DDCS Fiber Link Preparation

DDCS uses fiber-optic communication at high speed (~4 Mbit/s):

  • Blue connector: receiver side
  • Grey connector: transmitter side
  • Maximum typical distance: ~10 meters between nodes
  • Fiber bending radius must not be violated (avoid sharp bends <25 mm)

In one steel plant, intermittent drive “communication loss” alarms were traced to excessive fiber bending behind the cabinet door. Re-routing restored stable communication.


ABB 59012720 Installation Procedure (Field Engineering Practice)

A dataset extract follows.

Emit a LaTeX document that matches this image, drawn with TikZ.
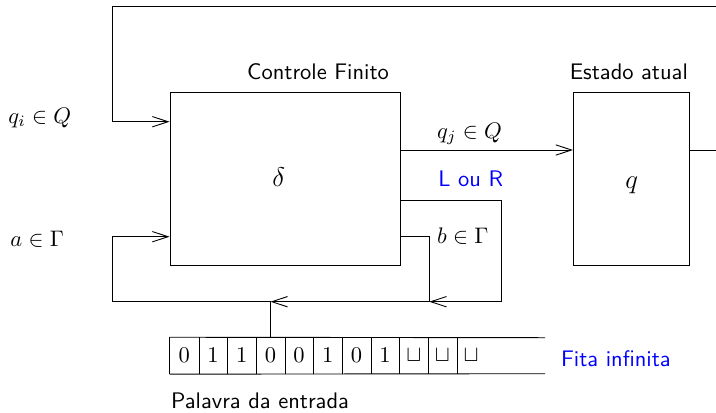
\documentclass[tikz,border=0pt]{standalone}
\usetikzlibrary{arrows.meta}
\definecolor{myblue}{RGB}{0,0,255}
\begin{document}
\begin{tikzpicture}[x=0.4444pt,y=-0.4444pt,
  ar/.style={-{Straight Barb[length=7pt,width=4.6pt]}},
  box/.style={draw,inner sep=0pt,minimum height=76.7pt},
  cell/.style={inner sep=0pt,minimum width=12.75pt,minimum height=16pt},
  lbl/.style={anchor=base west,inner sep=0pt},
  sflbl/.style={lbl,font=\sffamily},
  blu/.style={text=myblue}]
\useasboundingbox (0,0) rectangle (716,412);
\clip (0,0) rectangle (716,412);
% boxes
\node[box,minimum width=102.5pt] (C) at (285.3,179) {};
\node[box,minimum width=51.4pt] (S) at (631.2,179) {};
\node[anchor=base,inner sep=0pt,font=\large] (delta) at (278.7,186.7) {$\delta$};
\node[anchor=base,inner sep=0pt,font=\large] (qs) at (631.7,188.3) {$q$};
% labels
\node[sflbl] (lctl) at (246.7,79.3) {Controle Finito};
\node[sflbl] (lest) at (569.3,79.3) {Estado atual};
\node[lbl] (lqi) at (8,123) {$q_i \in Q$};
\node[lbl] (la) at (10,246.5) {$a \in \Gamma$};
\node[lbl] (lqj) at (436.7,138) {$q_j \in Q$};
\node[sflbl,blu] (llr) at (438,186.7) {L ou R};
\node[lbl] (lb) at (436.7,243.5) {$b \in \Gamma$};
\node[sflbl,blu] (lfita) at (560.7,366.7) {Fita infinita};
\node[sflbl] (lpal) at (170.7,408) {Palavra da entrada};
% tape
\foreach \v [count=\i] in {0,1,1,0,0,1,0,1,\sqcup,\sqcup,\sqcup}
  \node[cell] (t\i) at ({170+(\i-0.5)*28.68},355.7) {$\v$};
\foreach \i in {1,...,10} \draw (t\i.north east) -- (t\i.south east);
\draw (t1.north west) -- (t1.south west);
\draw (t1.north west) -- (545,337.7);
\draw (t1.south west) -- (545,373.7);
% connectors
\draw[ar] (S.east |- 0,150) -- (730,150) -- (730,6) -| (112.7,121.7) -- (C.west |- 0,121.7);
\draw[ar] (C.east |- 0,150) -- (S.west |- 0,150);
\draw[ar] (C.east |- 0,200.7) -- (501.7,200.7) -- (501.7,301.7) -- (429.3,301.7);
\draw (C.east |- 0,236.7) -- (429.3,236.7) -- (429.3,301.7);
\draw[ar] (429.3,301.7) -- (t4.north |- 0,301.7);
\draw[ar] (t4.north) -- (t4.north |- 0,301.7) -- (112.3,301.7) -- (112.3,236.7) -- (C.west |- 0,236.7);
\end{tikzpicture}
\end{document}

Unlike standard I/O modules, this adapter is sensitive to both mechanical seating and optical polarity correctness.

Mechanical Installation

  • Mount adapter securely in designated drive communication slot
  • Ensure full connector engagement (no partial seating allowed)
  • Tighten fastening points to prevent vibration loosening
  • Confirm no strain on fiber connectors after installation

Optical Connection Steps

  • Connect DDCS fiber A → corresponding drive port
  • Connect return fiber B → correct direction (avoid swap)
  • Ensure clean optical ferrules (dust causes major signal loss)
  • Verify no micro-bending at cabinet entry point

In one commissioning case, a simple fiber swap caused the entire drive network to disappear from the controller scan, even though all hardware was functional.


ABB 59012720 Commissioning Strategy (Drive Communication Validation)

Commissioning should focus on communication stability under dynamic load, not just initial connectivity.

Step 1: Static Link Verification

  • Confirm DDCS node detection from ISA system
  • Check module initialization status
  • Validate LED indicators on adapter module

Step 2: Command Transmission Test

  • Send basic start/stop commands
  • Verify response time consistency across drives
  • Check status word feedback (RUN, FAULT, READY)

Step 3: Dynamic Load Stress Test

  • Run multiple drives simultaneously
  • Monitor communication stability during acceleration
  • Check for packet loss during load transitions

In a real field case at a petrochemical plant, communication errors appeared only when all pumps started simultaneously. Root cause was a marginal fiber connector loss of ~2 dB attenuation.